> [JOB] Retype nothing but the lines from the start of the material up to and including the line with "plt.rcParams['font.family'] = ['Liberation". Pictures don't belong in the copy.

> [DATA SECTION]
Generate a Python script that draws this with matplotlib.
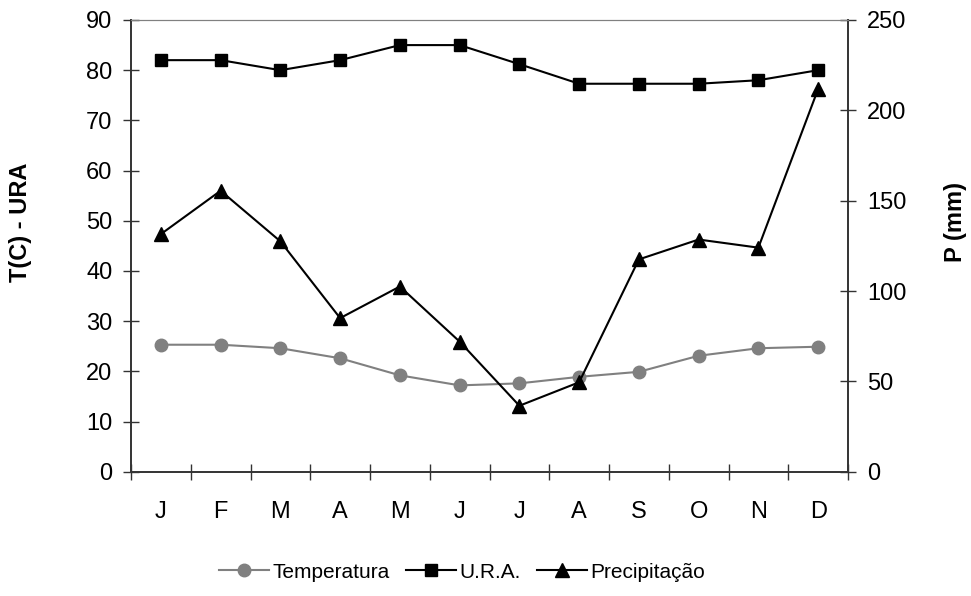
import matplotlib
matplotlib.use("Agg")
import matplotlib.pyplot as plt
import numpy as np

plt.rcParams['font.family'] = ['Liberation Sans', 'DejaVu Sans']

months = ["J", "F", "M", "A", "M", "J", "J", "A", "S", "O", "N", "D"]
temperatura = [25.3, 25.3, 24.6, 22.6, 19.2, 17.2, 17.6, 18.9, 19.9, 23.1, 24.6, 24.9]
ura = [82.0, 82.0, 80.0, 82.0, 85.0, 85.0, 81.2, 77.3, 77.3, 77.3, 78.0, 80.0]
precipitacao = [131.5, 155.5, 127.5, 85.0, 102.5, 72.0, 36.5, 49.5, 117.5, 128.5, 124.0, 211.8]

W, H = 971, 596
fig = plt.figure(figsize=(W / 100, H / 100), dpi=100)
ax = fig.add_axes([131 / W, 1 - 471.7 / H, (848 - 131) / W, (471.7 - 20) / H])
ax2 = ax.twinx()

x = np.arange(len(months))
l1, = ax.plot(x, temperatura, color='#808080', marker='o', markersize=9, linewidth=1.5,
              label='Temperatura')
l2, = ax.plot(x, ura, color='black', marker='s', markersize=9, linewidth=1.5, label='U.R.A.')
l3, = ax2.plot(x, precipitacao, color='black', marker='^', markersize=10, linewidth=1.5,
               label='Precipitação')

FS = 17
ax.set_xlim(-0.5, 11.5)
ax.set_ylim(0, 90)
ax2.set_ylim(0, 250)
ax.set_yticks(np.arange(0, 91, 10))
ax2.set_yticks(np.arange(0, 251, 50))
ax.set_xticks(np.arange(-0.5, 12, 1))
ax.set_xticklabels([])
ax.set_xticks(x, minor=True)
ax.set_xticklabels(months, minor=True)
ax.tick_params(axis='x', which='minor', length=0, labelsize=FS, pad=21)
ax.tick_params(axis='x', which='major', direction='inout', length=11, width=1, color='#333333')
ax.tick_params(axis='y', direction='inout', length=11, width=1, labelsize=FS, color='#333333', pad=8)
ax2.tick_params(axis='y', direction='inout', length=11, width=1, labelsize=FS, color='#333333', pad=8)

for a in (ax, ax2):
    a.spines['top'].set_color('#808080')
    for s in ('left', 'right', 'bottom'):
        a.spines[s].set_color('#333333')
        a.spines[s].set_linewidth(1.2)

fig.text(20 / W, 1 - 222 / H, 'T(C) - URA', fontsize=FS, fontweight='bold', rotation=90,
         ha='center', va='center')
fig.text(955 / W, 1 - 222 / H, 'P (mm)', fontsize=FS, fontweight='bold', rotation=90,
         ha='center', va='center')

leg = fig.legend(handles=[l1, l2, l3], loc='center', ncol=3, frameon=False, fontsize=15,
                 handlelength=2.4, columnspacing=0.8, handletextpad=0.15)
leg.set_bbox_to_anchor((462 / W, 1 - 572 / H), transform=fig.transFigure)

fig.savefig('out.png', dpi=100)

> [EXPECTED ANSWER]
Generate a Python script that draws this with matplotlib.
import matplotlib
matplotlib.use("Agg")
import matplotlib.pyplot as plt
import numpy as np

plt.rcParams['font.family'] = ['Liberation Sans', 'DejaVu Sans']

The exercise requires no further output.